Puerto Rico Teeters On Edge Of Massive Default
CNN  — 

A board charged with reorganizing Puerto Rico’s debt in the wake of financial crisis can continue its work, the Supreme Court held unanimously Monday, rejecting a constitutional challenge that threatened the restructuring of billions of dollars of debt.

The court turned away a constitutional challenge from hedge funds and a labor organization to the makeup of the Financial Oversight and Management Board, an entity created by Congress in 2016 to help stabilize Puerto Rico by allowing the territory to seek bankruptcy protection after years of inability to pay its debt.

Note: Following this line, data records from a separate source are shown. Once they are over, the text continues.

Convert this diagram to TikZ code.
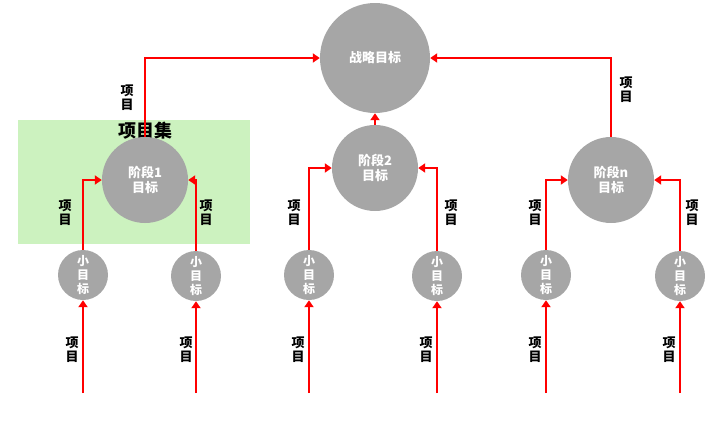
\documentclass[tikz,border=0pt]{standalone}
\usepackage{fontspec}
\setmainfont{Noto Sans CJK SC}
\usetikzlibrary{arrows.meta}
\tikzset{
  goal/.style={circle, fill=black!35, text=white, font=\bfseries\fontsize{13}{15}\selectfont, align=center, inner sep=0pt},
  small/.style={goal, minimum size=50, font=\bfseries\fontsize{12}{14}\selectfont},
  link/.style={red, line width=2.6pt, -{Triangle[length=7pt,width=9pt]}},
  lbl/.style={font=\bfseries\fontsize{13}{14}\selectfont, align=center, inner sep=0pt}
}
\begin{document}
\begin{tikzpicture}[x=1pt,y=-1pt]
\useasboundingbox (0,0) rectangle (716,421);

\fill[green!60!olive!25] (18,120) rectangle (250,244);
\node[font=\bfseries\fontsize{18}{20}\selectfont] (set) at (145,131) {项目集};

\node[goal, minimum size=110] (top) at (375,58) {战略目标};
\node[goal, minimum size=86] (s1) at (145,180) {阶段1\\目标};
\node[goal, minimum size=86] (s2) at (375,168) {阶段2\\目标};
\node[goal, minimum size=86] (sn) at (611,180) {阶段n\\目标};

\node[small] (a1) at (83,275) {小\\目\\标};
\node[small] (a2) at (196,276) {小\\目\\标};
\node[small] (b1) at (309,275) {小\\目\\标};
\node[small] (b2) at (437,276) {小\\目\\标};
\node[small] (c1) at (546,275) {小\\目\\标};
\node[small] (c2) at (680,276) {小\\目\\标};

% upper links
\draw[link] (s1.north) |- (top.west);
\draw[link] (sn.north) |- (top.east);
\draw[link] (s2.north) -- (top.south);
\node[lbl] (l1) at (127,98) {项\\目};
\node[lbl] (l2) at (626,90) {项\\目};

% stage links
\foreach \s/\l/\r/\xl/\xr in {s1/a1/a2/65/206, s2/b1/b2/294/451, sn/c1/c2/535/692}{
  \draw[link] (\l.north) |- (\s.west);
  \draw[link] (\r.north) |- (\s.east);
  \node[lbl] at (\xl,213) {项\\目};
  \node[lbl] at (\xr,213) {项\\目};
}

% bottom links
\foreach \n/\x/\lx in {a1/83/72, a2/196/186, b1/309/298, b2/437/426, c1/546/535, c2/680/669}{
  \coordinate (\n-in) at (\x,393);
  \draw[link] (\n-in) -- (\n.south);
  \node[lbl] at (\lx,350) {项\\目};
}
\end{tikzpicture}
\end{document}
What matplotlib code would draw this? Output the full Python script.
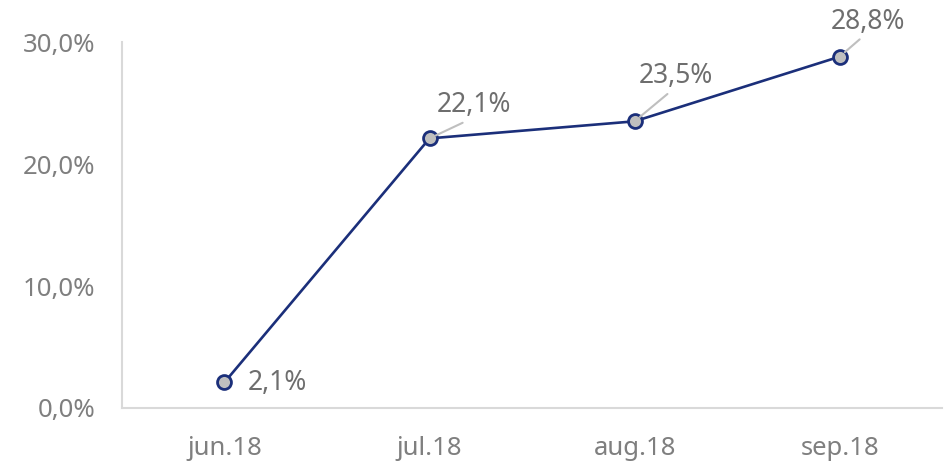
import matplotlib.pyplot as plt

months = ['jun.18', 'jul.18', 'aug.18', 'sep.18']
share = [2.1, 22.1, 23.5, 28.8]
y_ticks = [0, 10, 20, 30]

# where each value label sits relative to its point (pixels)
label_offsets = [(53, -1), (44, 33), (41, 45), (28, 35)]
leader = [False, True, True, True]

NAVY = '#1B2F7A'
GREY_TEXT = '#7F7F7F'
LABEL_TEXT = '#6E6E6E'

plt.rcParams['font.family'] = ['Noto Sans', 'DejaVu Sans']

fig = plt.figure(figsize=(9.45, 4.65), dpi=100)
ax = fig.add_axes([0.129, 0.1226, 0.868, 0.787])

x = list(range(len(months)))
ax.plot(x, share, color=NAVY, linewidth=1.9, marker='o', markersize=10,
        markerfacecolor='#BFBFBF', markeredgecolor=NAVY, markeredgewidth=2,
        zorder=3, clip_on=False)

for xi, v, off, lead in zip(x, share, label_offsets, leader):
    txt = f'{v:.1f}%'.replace('.', ',')
    props = None
    if lead:
        props = dict(arrowstyle='-', color='#BFBFBF', lw=1.5, relpos=(0.45, 0.0),
                     shrinkA=1, shrinkB=5)
    ax.annotate(txt, (xi, v), xytext=off, textcoords='offset pixels',
                ha='center', va='center', fontsize=19, color=LABEL_TEXT,
                arrowprops=props, annotation_clip=False)

ax.set_xlim(-0.5, 3.5)
ax.set_ylim(0, 30)
ax.set_xticks(x)
ax.set_xticklabels(months)
ax.set_yticks(y_ticks)
ax.set_yticklabels([f'{t:.1f}%'.replace('.', ',') for t in y_ticks])

for side in ['top', 'right']:
    ax.spines[side].set_visible(False)
for side in ['left', 'bottom']:
    ax.spines[side].set_color('#D9D9D9')
    ax.spines[side].set_linewidth(1.5)

ax.tick_params(axis='both', length=0, labelsize=18.5, labelcolor=GREY_TEXT)
ax.tick_params(axis='y', pad=19)
ax.tick_params(axis='x', pad=20)

fig.savefig('out.png', dpi=100)
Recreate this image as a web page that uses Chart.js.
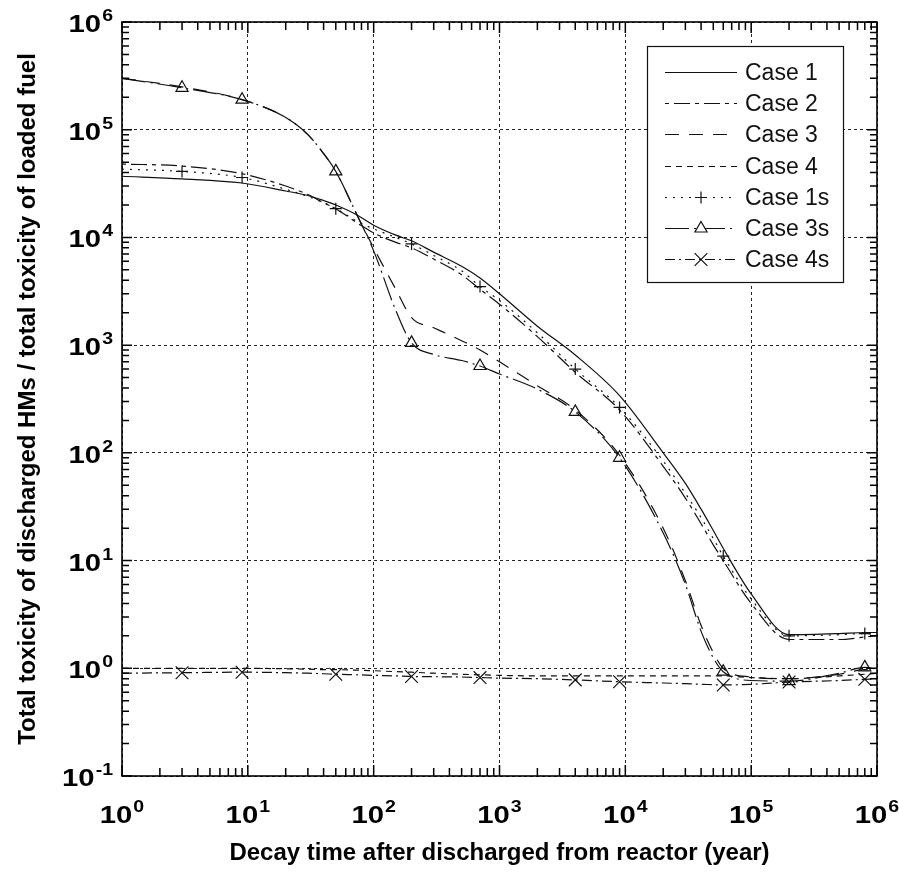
<!DOCTYPE html>
<html>
<head>
<meta charset="utf-8">
<script src="https://cdn.jsdelivr.net/npm/chart.js@4"></script>
<style>
  html, body { margin: 0; padding: 0; background: #fff; }
  #wrap { width: 899px; height: 883px; position: relative; }
</style>
</head>
<body>
<div id="wrap"><canvas id="c"></canvas></div>
<script>
// Decay time grid (years)
const years = [1, 3, 9, 20, 30, 40, 50, 75, 100, 150, 200, 300, 500, 700, 1000, 2000, 4000, 9000,
  2e4, 3e4, 4e4, 5e4, 6e4, 1e5, 2e5, 5e5, 8e5, 1e6];

// Toxicity ratio (discharged HMs / loaded fuel) for each case
const case1 = [3.7e4, 3.5e4, 3.2e4, 2.7e4, 2.45e4, 2.2e4, 2.0e4, 1.6e4, 1.3e4, 1.05e4, 9.3e3, 7.3e3, 5.4e3, 4.2e3, 3.0e3, 1.5e3, 810, 340,
  100, 52, 30, 19, 13, 4.9, 2.05, 2.1, 2.15, 2.15];
const case2 = [4.8e4, 4.6e4, 3.9e4, 3.0e4, 2.5e4, 2.1e4, 1.85e4, 1.35e4, 1.1e4, 9.0e3, 8.0e3, 6.3e3, 4.5e3, 3.3e3, 2.4e3, 1.2e3, 560, 250,
  75, 38, 22, 14, 10, 4.0, 1.85, 1.85, 1.95, 2.0];
const case3 = [3.0e5, 2.5e5, 1.9e5, 1.3e5, 9.0e4, 6.0e4, 4.1e4, 1.55e4, 8.0e3, 3.3e3, 1.8e3, 1.45e3, 1.1e3, 900, 700, 420, 250, 95,
  20, 6.5, 2.5, 1.4, 1.0, 0.83, 0.8, 0.88, 0.97, 0.95];
const case4 = [1.0, 1.0, 1.0, 0.99, 0.98, 0.97, 0.97, 0.96, 0.95, 0.93, 0.92, 0.9, 0.88, 0.87, 0.86, 0.85, 0.85, 0.85,
  0.85, 0.85, 0.85, 0.85, 0.85, 0.82, 0.8, 0.85, 0.88, 0.9];
const case1s = [4.3e4, 4.1e4, 3.6e4, 2.8e4, 2.4e4, 2.1e4, 1.85e4, 1.4e4, 1.2e4, 1.0e4, 8.7e3, 6.8e3, 4.9e3, 3.5e3, 2.6e3, 1.3e3, 600, 264,
  84, 42, 25, 16, 11, 4.4, 2.0, 2.05, 2.1, 2.05];
const case3s = [3.0e5, 2.45e5, 1.9e5, 1.3e5, 9.0e4, 6.0e4, 4.1e4, 1.55e4, 7.5e3, 2.1e3, 1.05e3, 820, 720, 640, 540, 390, 240, 90,
  18, 6.0, 2.2, 1.25, 0.93, 0.77, 0.76, 0.9, 1.02, 0.98];
const case4s = [0.9, 0.91, 0.92, 0.91, 0.9, 0.89, 0.88, 0.87, 0.86, 0.85, 0.84, 0.835, 0.83, 0.82, 0.81, 0.8, 0.78, 0.75,
  0.73, 0.72, 0.71, 0.705, 0.70, 0.71, 0.745, 0.77, 0.79, 0.8];

// Years at which the symbol markers are placed
const markerYears = [3, 9, 50, 200, 700, 4000, 9000, 6e4, 2e5, 8e5];

// Axis decades (exponents of ten)
const xDecades = [0, 1, 2, 3, 4, 5, 6];
const yDecades = [-1, 0, 1, 2, 3, 4, 5, 6];

const xTitle = 'Decay time after discharged from reactor (year)';
const yTitle = 'Total toxicity of discharged HMs / total toxicity of loaded fuel';

const INK = '#111';
const toPoints = arr => years.map((x, i) => ({ x, y: arr[i] }));

function series(label, arr, dash, style, radius) {
  return {
    label,
    data: toPoints(arr),
    borderColor: INK,
    borderWidth: 1.2,
    borderDash: dash,
    fill: false,
    cubicInterpolationMode: 'monotone',
    pointStyle: style || 'circle',
    pointBorderColor: INK,
    pointBackgroundColor: 'rgba(0,0,0,0)',
    pointBorderWidth: 1.2,
    pointRadius: style ? (ctx => (ctx.raw && markerYears.includes(ctx.raw.x)) ? radius : 0) : 0,
    pointHoverRadius: 0
  };
}

const datasets = [
  series('Case 1', case1, []),
  series('Case 2', case2, [4, 5, 16, 5]),
  series('Case 3', case3, [14, 10]),
  series('Case 4', case4, [6, 5]),
  series('Case 1s', case1s, [2, 6], 'cross', 6),
  series('Case 3s', case3s, [24, 5, 2, 5], 'triangle', 7),
  series('Case 4s', case4s, [10, 4, 2, 4], 'crossRot', 9)
];

const isDecade = v => Math.abs(Math.log10(v) - Math.round(Math.log10(v))) < 1e-9;
const FONT = '"Liberation Sans", Arial, sans-serif';

// Draws "10" with a raised exponent; anchor = 'right' (y axis) or 'center' (x axis)
function drawPower(ctx, exp, x, baseY, anchor) {
  const sx = 1.22;
  ctx.font = 'bold 24px ' + FONT;
  const w10 = ctx.measureText('10').width * sx;
  ctx.font = 'bold 16px ' + FONT;
  const wExp = ctx.measureText(String(exp)).width * sx;
  const total = w10 + 1 + wExp;
  const x0 = anchor === 'right' ? x - total : x - total / 2;
  ctx.save();
  ctx.translate(x0, baseY);
  ctx.scale(sx, 1);
  ctx.font = 'bold 24px ' + FONT;
  ctx.fillText('10', 0, 0);
  ctx.restore();
  ctx.save();
  ctx.translate(x0 + w10 + 1, baseY - 11);
  ctx.scale(sx, 1);
  ctx.font = 'bold 16px ' + FONT;
  ctx.fillText(String(exp), 0, 0);
  ctx.restore();
}

const frame = {
  id: 'frame',
  afterDraw(chart) {
    const { ctx, chartArea: a, scales } = chart;
    const xs = scales.x, ys = scales.y;
    ctx.save();
    ctx.strokeStyle = '#000';
    ctx.fillStyle = '#000';
    ctx.lineWidth = 1.5;
    ctx.setLineDash([]);

    // inward tick marks on all four sides
    for (const d of xDecades) {
      for (let k = 1; k <= 9; k++) {
        const v = k * Math.pow(10, d);
        if (v > 1e6 * 1.0001) break;
        const px = xs.getPixelForValue(v);
        const len = k === 1 ? 11 : 8;
        ctx.beginPath();
        ctx.moveTo(px, a.bottom); ctx.lineTo(px, a.bottom - len);
        ctx.moveTo(px, a.top); ctx.lineTo(px, a.top + len);
        ctx.stroke();
      }
    }
    for (const d of yDecades) {
      for (let k = 1; k <= 9; k++) {
        const v = k * Math.pow(10, d);
        if (v > 1e6 * 1.0001) break;
        const py = ys.getPixelForValue(v);
        const len = k === 1 ? 10 : 7;
        ctx.beginPath();
        ctx.moveTo(a.left, py); ctx.lineTo(a.left + len, py);
        ctx.moveTo(a.right, py); ctx.lineTo(a.right - len, py);
        ctx.stroke();
      }
    }

    // plot box
    ctx.lineWidth = 1.6;
    ctx.strokeRect(a.left, a.top, a.right - a.left, a.bottom - a.top);

    // tick labels
    ctx.textBaseline = 'alphabetic';
    ctx.textAlign = 'left';
    for (const d of yDecades) {
      const py = ys.getPixelForValue(Math.pow(10, d));
      drawPower(ctx, d, a.left - 9, py + 10, 'right');
    }
    for (const d of xDecades) {
      const px = xs.getPixelForValue(Math.pow(10, d));
      drawPower(ctx, d, px, a.bottom + 47, 'center');
    }

    // axis titles
    ctx.font = 'bold 24px ' + FONT;
    ctx.textAlign = 'center';
    ctx.fillText(xTitle, (a.left + a.right) / 2, 860);
    ctx.save();
    ctx.translate(35, (a.top + a.bottom) / 2);
    ctx.rotate(-Math.PI / 2);
    ctx.fillText(yTitle, 0, 0);
    ctx.restore();

    // legend box
    const L = { x: 647, y: 46, w: 196, h: 236, row0: 72, step: 31.2 };
    ctx.fillStyle = '#fff';
    ctx.fillRect(L.x, L.y, L.w, L.h);
    ctx.lineWidth = 1.2;
    ctx.strokeStyle = INK;
    ctx.strokeRect(L.x + 0.5, L.y + 0.5, L.w, L.h);
    chart.data.datasets.forEach((ds, i) => {
      const y = Math.round(L.row0 + i * L.step) + 0.5;
      ctx.save();
      ctx.lineWidth = 1.2;
      ctx.strokeStyle = INK;
      ctx.setLineDash(ds.borderDash || []);
      ctx.beginPath();
      ctx.moveTo(665, y); ctx.lineTo(737, y);
      ctx.stroke();
      ctx.restore();
      if (ds.pointStyle && ds.pointStyle !== 'circle') {
        const r = ds.pointStyle === 'cross' ? 6 : ds.pointStyle === 'triangle' ? 7 : 9;
        ctx.save();
        ctx.lineWidth = 1.2;
        ctx.strokeStyle = INK;
        ctx.fillStyle = '#fff';
        Chart.helpers.drawPoint(ctx, { pointStyle: ds.pointStyle, radius: r, borderWidth: 1.2, rotation: 0 }, 701, y);
        ctx.restore();
      }
      ctx.fillStyle = '#111';
      ctx.font = '23px ' + FONT;
      ctx.textAlign = 'left';
      ctx.textBaseline = 'middle';
      ctx.fillText(ds.label, 745, y + 1);
    });
    ctx.restore();
  }
};

new Chart(document.getElementById('c'), {
  type: 'line',
  data: { datasets },
  plugins: [frame],
  options: {
    responsive: true,
    maintainAspectRatio: false,
    animation: false,
    layout: { padding: { top: 22, right: 22, left: 0, bottom: 0 } },
    plugins: { legend: { display: false }, tooltip: { enabled: false } },
    scales: {
      x: {
        type: 'logarithmic',
        min: 1, max: 1e6,
        ticks: { display: false },
        grid: {
          drawTicks: false,
          lineWidth: 1,
          color: c => (c.tick && isDecade(c.tick.value)) ? '#222' : 'rgba(0,0,0,0)'
        },
        border: { display: false, dash: [3, 3] },
        afterFit: s => { s.height = 107; }
      },
      y: {
        type: 'logarithmic',
        min: 0.1, max: 1e6,
        ticks: { display: false },
        grid: {
          drawTicks: false,
          lineWidth: 1,
          color: c => (c.tick && isDecade(c.tick.value)) ? '#222' : 'rgba(0,0,0,0)'
        },
        border: { display: false, dash: [3, 3] },
        afterFit: s => { s.width = 122; }
      }
    }
  }
});
</script>
</body>
</html>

Hedge funds that are creditors and a Puerto Rican Labor organization claimed the board lacked authority because the appointments of the board members were not all confirmed by the Senate, which they claimed was in violation of the so-called appointments clause of the Constitution that applies to federal officers “of the United States.”

But Justice Stephen Breyer wrote in the opinion that the board’s duties were “primarily local” and that the President has the power to appoint the board members “without Senate confirmation” because they are not considered “Officers of the Unites States.”

“For that reason,” Breyer wrote, “the Appointments Clause does not dictate how the board’s members must be selected.”

Puerto Rico’s Financial Oversight Board was created by Congress in 2016 to monitor the territory’s financial health, after it declared itself unable to pay its debts in June of that year. Puerto Rico filed for the largest municipal bankruptcy in US history two years later.

“These cases had been closely watched by everyone with financial interests in Puerto Rico because of the potential implications of a ruling that the oversight board Congress created in response to the financial crisis was unconstitutionally created – and the massive uncertainty such a decision could have caused for all manner of contracts, investments, and debts,” said Steve Vladeck, CNN Supreme Court analyst and professor at the University of Texas School of Law.

“By upholding the board’s composition, the Supreme Court today has taken the air out of challenges to the board – such that its work can proceed apace,” Vladeck added.

In September, the oversight board released a plan to restructure $35 billion of Puerto Rico’s debt and more than $50 billion of pension liabilities. The plan would cut the debt by more than 60%.

Pursuant to law, the board has seven members and one non-voting member appointed by the governor of Puerto Rico. According to the law, Congress submits a list of six candidates, and the President appoints the seventh. No Senate confirmation is required.

In the nearly three years since its inception, the board has prosecuted debt restructuring proceedings representing over $100 billion dollars in claims and instituted significant fiscal and governance reforms, lawyers for the Board told the court.

A federal appeals court held in 2019 that because the work of the members was federal, the members were officers of the United States who must be Senate confirmed. The appeals court also concluded that at least some of the board’s actions could nevertheless be sustained because it was acting with apparent, if not actual, authority. The court allowed past actions of the board to stand and left it up to Congress to act.

Lawyers for the board and the Trump administration asked the Supreme Court to reverse the decision, arguing that the members didn’t need Senate confirmation under the Appointments Clause because the nature of their work was primarily local and specific to Puerto Rico. They said that Congress’ authority to pass the law rested with a different part of the Constitution aimed at the territories.